-- Start of Information supplied --

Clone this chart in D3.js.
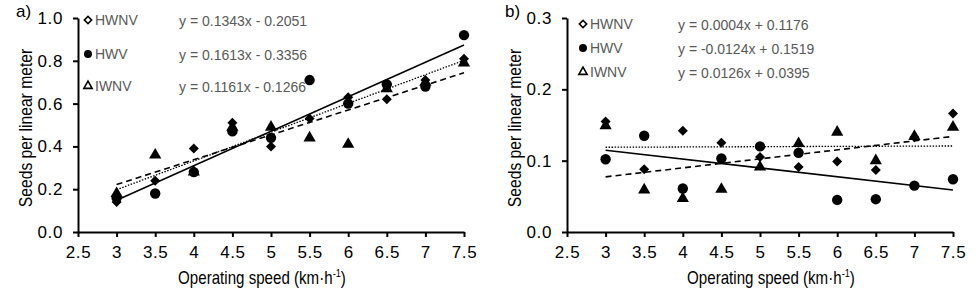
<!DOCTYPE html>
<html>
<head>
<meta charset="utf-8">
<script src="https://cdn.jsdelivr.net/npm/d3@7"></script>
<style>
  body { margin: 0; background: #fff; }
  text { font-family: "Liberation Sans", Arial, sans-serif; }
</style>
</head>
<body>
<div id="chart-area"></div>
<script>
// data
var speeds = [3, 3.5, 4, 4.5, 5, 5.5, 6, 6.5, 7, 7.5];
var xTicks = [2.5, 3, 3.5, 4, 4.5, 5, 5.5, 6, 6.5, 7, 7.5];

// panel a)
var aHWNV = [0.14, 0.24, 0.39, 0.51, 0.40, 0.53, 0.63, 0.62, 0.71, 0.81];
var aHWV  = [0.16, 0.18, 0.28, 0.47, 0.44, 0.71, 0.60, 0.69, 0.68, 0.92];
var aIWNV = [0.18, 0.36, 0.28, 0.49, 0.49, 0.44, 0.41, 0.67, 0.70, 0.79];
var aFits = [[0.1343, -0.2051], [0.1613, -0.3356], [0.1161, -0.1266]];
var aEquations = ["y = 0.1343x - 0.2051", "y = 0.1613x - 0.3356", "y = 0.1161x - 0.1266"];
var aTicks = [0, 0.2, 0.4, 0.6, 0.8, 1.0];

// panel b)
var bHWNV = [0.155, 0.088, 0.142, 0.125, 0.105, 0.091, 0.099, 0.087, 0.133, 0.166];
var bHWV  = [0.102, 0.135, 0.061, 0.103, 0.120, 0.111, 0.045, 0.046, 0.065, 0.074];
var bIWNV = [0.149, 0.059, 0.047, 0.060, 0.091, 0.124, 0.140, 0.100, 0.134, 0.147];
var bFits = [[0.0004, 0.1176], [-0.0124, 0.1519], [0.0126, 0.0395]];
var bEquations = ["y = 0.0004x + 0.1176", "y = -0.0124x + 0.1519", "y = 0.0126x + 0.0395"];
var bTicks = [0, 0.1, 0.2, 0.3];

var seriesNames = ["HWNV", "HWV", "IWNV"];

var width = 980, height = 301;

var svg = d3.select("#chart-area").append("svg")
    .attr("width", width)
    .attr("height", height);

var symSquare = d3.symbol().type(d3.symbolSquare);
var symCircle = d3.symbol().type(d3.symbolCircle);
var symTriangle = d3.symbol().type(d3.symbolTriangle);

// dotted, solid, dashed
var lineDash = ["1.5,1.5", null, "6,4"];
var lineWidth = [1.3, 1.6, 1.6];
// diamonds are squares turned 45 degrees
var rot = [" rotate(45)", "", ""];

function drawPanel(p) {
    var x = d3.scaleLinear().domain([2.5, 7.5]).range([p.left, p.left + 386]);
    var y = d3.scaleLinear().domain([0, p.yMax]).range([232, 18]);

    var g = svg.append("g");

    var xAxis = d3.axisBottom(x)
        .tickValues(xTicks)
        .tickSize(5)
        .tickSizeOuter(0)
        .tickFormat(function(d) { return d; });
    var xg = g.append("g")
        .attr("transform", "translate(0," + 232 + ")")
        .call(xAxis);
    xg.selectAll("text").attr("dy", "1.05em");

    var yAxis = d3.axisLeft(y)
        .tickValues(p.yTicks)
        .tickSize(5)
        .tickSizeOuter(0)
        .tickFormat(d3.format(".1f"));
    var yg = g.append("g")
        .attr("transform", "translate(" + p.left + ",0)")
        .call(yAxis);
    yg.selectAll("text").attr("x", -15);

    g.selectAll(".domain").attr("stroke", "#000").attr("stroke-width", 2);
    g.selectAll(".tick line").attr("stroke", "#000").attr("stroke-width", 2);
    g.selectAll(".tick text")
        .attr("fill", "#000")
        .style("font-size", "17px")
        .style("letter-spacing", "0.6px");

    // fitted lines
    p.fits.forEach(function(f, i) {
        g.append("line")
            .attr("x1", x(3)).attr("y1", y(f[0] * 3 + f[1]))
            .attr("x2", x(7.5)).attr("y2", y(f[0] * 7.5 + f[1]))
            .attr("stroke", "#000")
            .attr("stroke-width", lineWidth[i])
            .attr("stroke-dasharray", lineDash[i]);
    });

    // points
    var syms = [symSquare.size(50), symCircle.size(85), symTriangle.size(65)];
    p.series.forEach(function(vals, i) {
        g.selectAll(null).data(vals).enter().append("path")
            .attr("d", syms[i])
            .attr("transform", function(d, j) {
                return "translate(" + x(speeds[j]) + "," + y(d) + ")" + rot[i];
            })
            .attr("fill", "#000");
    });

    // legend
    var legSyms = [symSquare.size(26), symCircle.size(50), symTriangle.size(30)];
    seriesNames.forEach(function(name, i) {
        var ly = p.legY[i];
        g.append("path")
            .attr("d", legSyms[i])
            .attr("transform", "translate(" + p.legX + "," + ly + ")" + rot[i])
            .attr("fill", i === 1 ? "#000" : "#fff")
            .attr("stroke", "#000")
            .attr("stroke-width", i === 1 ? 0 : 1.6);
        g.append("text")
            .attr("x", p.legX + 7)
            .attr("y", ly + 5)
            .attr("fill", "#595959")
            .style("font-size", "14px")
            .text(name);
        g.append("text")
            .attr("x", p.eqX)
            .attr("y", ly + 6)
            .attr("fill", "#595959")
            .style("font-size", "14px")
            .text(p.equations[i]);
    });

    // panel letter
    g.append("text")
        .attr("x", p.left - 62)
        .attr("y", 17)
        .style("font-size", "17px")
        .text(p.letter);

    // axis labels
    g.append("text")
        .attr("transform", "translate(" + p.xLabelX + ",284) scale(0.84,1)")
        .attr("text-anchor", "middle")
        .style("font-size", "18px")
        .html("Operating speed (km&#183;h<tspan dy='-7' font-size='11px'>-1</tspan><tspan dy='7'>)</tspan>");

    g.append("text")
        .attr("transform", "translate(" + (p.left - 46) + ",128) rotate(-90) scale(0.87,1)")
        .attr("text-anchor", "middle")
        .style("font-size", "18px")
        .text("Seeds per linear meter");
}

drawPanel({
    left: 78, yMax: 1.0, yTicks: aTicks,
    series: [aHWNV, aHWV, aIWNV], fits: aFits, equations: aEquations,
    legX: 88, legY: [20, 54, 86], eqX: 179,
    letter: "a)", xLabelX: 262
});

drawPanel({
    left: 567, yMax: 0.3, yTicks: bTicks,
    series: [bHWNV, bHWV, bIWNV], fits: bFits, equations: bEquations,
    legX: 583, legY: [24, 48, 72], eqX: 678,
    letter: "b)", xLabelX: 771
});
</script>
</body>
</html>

-- End of Information supplied --

• **Exercise**:
Search the data for the string "chart" and copy each line where it appears.

• **Written answer**:
Clone this chart in D3.js.
<div id="chart-area"></div>
var svg = d3.select("#chart-area").append("svg")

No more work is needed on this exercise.